*Directions*: Pictures stay out of this copy, which runs from the first line of the material through the line containing "err_nsy_A = [0, 0, 0, 5.2, 1.9, 0]".

◆ ◆ ◆ ◆

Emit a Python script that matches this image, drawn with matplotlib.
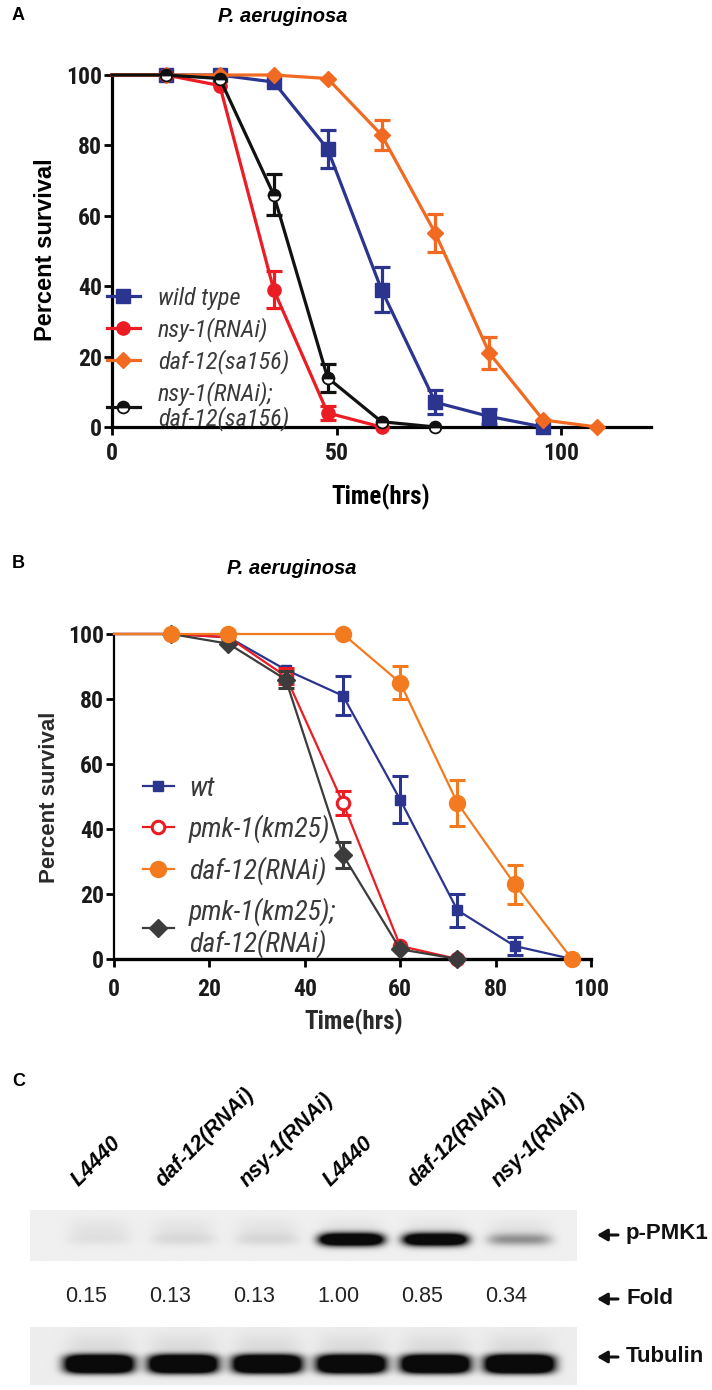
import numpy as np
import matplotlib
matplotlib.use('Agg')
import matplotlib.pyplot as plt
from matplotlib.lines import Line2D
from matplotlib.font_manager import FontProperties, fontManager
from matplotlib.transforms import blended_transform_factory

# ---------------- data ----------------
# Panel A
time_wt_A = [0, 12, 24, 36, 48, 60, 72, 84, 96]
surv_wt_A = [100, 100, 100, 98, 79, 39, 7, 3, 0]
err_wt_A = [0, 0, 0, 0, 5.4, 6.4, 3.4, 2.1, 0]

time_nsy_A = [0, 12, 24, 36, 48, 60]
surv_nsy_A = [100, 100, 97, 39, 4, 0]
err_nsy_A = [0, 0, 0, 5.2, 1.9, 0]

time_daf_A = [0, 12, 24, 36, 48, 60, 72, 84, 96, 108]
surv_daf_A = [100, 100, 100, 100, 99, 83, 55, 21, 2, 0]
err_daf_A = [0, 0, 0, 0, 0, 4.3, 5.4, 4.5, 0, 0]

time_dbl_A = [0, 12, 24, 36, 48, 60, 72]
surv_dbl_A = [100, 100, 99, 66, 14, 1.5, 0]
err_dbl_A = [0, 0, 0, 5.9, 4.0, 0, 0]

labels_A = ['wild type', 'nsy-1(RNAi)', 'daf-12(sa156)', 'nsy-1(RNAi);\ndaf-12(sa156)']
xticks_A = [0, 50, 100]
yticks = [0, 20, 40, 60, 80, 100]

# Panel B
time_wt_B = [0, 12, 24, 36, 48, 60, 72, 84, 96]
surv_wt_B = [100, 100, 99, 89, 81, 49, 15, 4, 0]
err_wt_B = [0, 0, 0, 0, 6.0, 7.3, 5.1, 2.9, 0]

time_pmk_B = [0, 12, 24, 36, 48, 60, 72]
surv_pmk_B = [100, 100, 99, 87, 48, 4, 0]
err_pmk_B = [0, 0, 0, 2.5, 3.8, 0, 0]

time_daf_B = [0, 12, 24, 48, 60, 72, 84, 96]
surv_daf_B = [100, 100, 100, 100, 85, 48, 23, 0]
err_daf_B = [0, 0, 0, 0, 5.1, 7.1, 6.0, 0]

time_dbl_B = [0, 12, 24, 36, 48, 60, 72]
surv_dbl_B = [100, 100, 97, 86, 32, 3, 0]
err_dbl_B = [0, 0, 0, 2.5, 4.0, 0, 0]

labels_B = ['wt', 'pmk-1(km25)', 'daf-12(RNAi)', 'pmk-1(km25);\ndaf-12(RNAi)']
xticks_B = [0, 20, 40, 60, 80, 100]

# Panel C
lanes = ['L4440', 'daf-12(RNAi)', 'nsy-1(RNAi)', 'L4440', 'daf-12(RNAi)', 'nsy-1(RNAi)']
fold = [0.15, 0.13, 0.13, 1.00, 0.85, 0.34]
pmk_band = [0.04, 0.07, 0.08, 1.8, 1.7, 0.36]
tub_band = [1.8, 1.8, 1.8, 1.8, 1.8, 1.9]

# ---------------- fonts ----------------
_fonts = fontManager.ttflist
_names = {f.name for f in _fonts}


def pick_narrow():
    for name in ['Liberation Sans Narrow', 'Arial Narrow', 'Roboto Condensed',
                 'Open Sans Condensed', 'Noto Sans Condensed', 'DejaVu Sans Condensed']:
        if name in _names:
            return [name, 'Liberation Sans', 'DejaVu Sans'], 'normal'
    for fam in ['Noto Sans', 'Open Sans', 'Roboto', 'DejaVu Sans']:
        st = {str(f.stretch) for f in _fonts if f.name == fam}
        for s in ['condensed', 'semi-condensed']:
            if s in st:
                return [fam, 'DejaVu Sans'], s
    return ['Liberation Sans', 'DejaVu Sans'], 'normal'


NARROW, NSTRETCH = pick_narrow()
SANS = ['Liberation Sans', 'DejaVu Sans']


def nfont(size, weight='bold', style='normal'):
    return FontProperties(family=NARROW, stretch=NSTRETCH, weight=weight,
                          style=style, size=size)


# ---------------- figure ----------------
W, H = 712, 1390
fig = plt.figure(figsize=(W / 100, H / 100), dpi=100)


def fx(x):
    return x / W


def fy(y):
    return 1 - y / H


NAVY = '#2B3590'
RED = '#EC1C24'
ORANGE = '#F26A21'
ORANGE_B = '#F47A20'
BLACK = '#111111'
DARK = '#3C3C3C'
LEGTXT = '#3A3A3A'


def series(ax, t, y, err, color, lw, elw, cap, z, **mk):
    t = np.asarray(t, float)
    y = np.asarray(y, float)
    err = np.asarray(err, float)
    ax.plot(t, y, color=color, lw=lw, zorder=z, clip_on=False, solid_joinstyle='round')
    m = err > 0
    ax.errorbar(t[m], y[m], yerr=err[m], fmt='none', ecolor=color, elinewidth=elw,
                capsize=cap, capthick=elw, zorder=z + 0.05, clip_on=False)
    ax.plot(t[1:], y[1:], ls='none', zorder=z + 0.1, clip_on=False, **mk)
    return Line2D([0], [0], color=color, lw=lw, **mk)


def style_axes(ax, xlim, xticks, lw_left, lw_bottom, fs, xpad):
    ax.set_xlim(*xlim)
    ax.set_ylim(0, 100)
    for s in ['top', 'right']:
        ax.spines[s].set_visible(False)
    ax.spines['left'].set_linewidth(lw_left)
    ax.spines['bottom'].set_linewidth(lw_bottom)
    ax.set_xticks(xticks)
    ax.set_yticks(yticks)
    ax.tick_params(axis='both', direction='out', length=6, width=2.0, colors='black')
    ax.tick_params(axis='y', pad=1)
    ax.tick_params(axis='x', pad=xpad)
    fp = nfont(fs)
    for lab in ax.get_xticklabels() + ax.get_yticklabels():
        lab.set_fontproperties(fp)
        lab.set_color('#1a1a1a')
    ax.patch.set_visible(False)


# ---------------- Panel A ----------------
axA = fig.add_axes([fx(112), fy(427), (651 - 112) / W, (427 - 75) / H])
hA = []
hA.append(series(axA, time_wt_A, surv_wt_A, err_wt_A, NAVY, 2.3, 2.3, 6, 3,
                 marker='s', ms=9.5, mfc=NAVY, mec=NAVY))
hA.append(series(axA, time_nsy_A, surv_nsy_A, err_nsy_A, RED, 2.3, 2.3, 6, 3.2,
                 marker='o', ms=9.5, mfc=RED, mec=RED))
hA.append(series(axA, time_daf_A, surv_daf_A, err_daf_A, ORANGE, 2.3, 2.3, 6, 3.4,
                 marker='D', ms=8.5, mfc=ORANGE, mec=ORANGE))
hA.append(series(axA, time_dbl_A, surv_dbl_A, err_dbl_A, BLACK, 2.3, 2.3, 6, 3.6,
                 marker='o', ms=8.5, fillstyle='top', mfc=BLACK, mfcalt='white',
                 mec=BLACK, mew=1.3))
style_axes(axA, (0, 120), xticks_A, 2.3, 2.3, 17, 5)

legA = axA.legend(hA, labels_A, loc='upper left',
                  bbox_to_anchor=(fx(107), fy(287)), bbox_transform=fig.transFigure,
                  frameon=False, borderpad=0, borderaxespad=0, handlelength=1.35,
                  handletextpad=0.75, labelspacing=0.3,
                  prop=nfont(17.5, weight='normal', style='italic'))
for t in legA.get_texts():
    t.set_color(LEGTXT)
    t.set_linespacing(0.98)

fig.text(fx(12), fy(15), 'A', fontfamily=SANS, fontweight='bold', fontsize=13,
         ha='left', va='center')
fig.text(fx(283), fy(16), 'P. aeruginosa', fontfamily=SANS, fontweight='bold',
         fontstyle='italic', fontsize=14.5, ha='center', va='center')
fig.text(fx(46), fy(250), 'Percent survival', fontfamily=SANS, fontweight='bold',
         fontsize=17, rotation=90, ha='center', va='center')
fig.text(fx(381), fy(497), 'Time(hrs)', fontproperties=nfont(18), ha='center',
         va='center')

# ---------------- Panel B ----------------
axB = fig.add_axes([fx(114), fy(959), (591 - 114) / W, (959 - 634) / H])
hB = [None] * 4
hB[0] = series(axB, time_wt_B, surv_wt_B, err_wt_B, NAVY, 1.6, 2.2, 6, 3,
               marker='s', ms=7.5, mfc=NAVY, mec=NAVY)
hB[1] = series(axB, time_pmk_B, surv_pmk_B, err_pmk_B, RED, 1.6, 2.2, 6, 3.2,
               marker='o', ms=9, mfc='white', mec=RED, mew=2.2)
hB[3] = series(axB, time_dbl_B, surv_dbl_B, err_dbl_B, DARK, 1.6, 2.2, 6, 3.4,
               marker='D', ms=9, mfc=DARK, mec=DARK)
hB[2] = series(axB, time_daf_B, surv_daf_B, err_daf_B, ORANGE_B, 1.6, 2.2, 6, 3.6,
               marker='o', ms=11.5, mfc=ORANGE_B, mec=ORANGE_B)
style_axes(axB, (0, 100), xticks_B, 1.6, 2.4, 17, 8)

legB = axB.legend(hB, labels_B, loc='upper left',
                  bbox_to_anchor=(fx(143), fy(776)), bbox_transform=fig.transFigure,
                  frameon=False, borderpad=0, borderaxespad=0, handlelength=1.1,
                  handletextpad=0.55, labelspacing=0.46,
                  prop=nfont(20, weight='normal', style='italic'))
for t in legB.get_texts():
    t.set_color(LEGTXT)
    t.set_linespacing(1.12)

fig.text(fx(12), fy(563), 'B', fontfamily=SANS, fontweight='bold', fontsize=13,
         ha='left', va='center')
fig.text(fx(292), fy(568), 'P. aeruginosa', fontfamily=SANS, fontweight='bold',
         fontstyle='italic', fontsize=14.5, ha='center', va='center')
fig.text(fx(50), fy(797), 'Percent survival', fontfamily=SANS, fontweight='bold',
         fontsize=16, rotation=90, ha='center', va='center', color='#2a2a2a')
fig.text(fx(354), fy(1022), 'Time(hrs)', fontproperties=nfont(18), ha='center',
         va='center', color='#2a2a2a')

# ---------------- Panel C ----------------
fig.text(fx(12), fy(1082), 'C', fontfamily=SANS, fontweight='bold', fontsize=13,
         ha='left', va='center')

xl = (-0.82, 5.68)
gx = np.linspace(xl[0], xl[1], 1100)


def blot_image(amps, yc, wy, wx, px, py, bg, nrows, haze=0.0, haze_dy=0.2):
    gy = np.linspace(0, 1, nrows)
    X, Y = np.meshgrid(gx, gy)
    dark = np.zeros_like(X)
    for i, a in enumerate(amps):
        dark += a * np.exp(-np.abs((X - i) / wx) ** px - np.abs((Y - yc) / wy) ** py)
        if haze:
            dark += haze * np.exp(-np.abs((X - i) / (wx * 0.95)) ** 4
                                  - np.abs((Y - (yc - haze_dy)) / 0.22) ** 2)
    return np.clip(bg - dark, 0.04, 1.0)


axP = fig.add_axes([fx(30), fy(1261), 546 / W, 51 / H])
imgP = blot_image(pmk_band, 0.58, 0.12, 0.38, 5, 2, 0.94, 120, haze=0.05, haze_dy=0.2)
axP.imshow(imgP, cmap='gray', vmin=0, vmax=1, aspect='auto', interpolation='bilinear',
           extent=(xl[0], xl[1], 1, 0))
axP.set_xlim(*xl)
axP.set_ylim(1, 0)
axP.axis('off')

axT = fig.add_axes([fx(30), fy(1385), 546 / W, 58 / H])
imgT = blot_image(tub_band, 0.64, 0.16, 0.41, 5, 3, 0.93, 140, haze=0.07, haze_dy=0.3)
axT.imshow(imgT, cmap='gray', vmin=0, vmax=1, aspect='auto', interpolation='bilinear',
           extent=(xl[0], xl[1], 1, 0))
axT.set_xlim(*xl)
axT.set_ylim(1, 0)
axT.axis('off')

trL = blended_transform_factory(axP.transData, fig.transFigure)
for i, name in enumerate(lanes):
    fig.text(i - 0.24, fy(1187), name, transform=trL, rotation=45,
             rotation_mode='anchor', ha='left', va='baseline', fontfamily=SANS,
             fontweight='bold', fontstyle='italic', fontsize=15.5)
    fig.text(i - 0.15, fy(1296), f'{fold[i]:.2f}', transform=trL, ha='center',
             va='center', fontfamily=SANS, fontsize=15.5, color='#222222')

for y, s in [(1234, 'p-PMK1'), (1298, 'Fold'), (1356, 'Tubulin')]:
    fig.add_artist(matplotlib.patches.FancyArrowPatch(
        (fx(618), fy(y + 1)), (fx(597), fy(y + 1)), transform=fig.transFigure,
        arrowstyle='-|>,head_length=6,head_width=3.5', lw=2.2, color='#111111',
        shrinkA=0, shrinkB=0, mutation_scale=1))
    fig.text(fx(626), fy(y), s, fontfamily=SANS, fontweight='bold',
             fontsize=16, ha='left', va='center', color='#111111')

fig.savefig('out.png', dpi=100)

◆ ◆ ◆ ◆

*Finished task*:
Emit a Python script that matches this image, drawn with matplotlib.
import numpy as np
import matplotlib
matplotlib.use('Agg')
import matplotlib.pyplot as plt
from matplotlib.lines import Line2D
from matplotlib.font_manager import FontProperties, fontManager
from matplotlib.transforms import blended_transform_factory

# ---------------- data ----------------
# Panel A
time_wt_A = [0, 12, 24, 36, 48, 60, 72, 84, 96]
surv_wt_A = [100, 100, 100, 98, 79, 39, 7, 3, 0]
err_wt_A = [0, 0, 0, 0, 5.4, 6.4, 3.4, 2.1, 0]

time_nsy_A = [0, 12, 24, 36, 48, 60]
surv_nsy_A = [100, 100, 97, 39, 4, 0]
err_nsy_A = [0, 0, 0, 5.2, 1.9, 0]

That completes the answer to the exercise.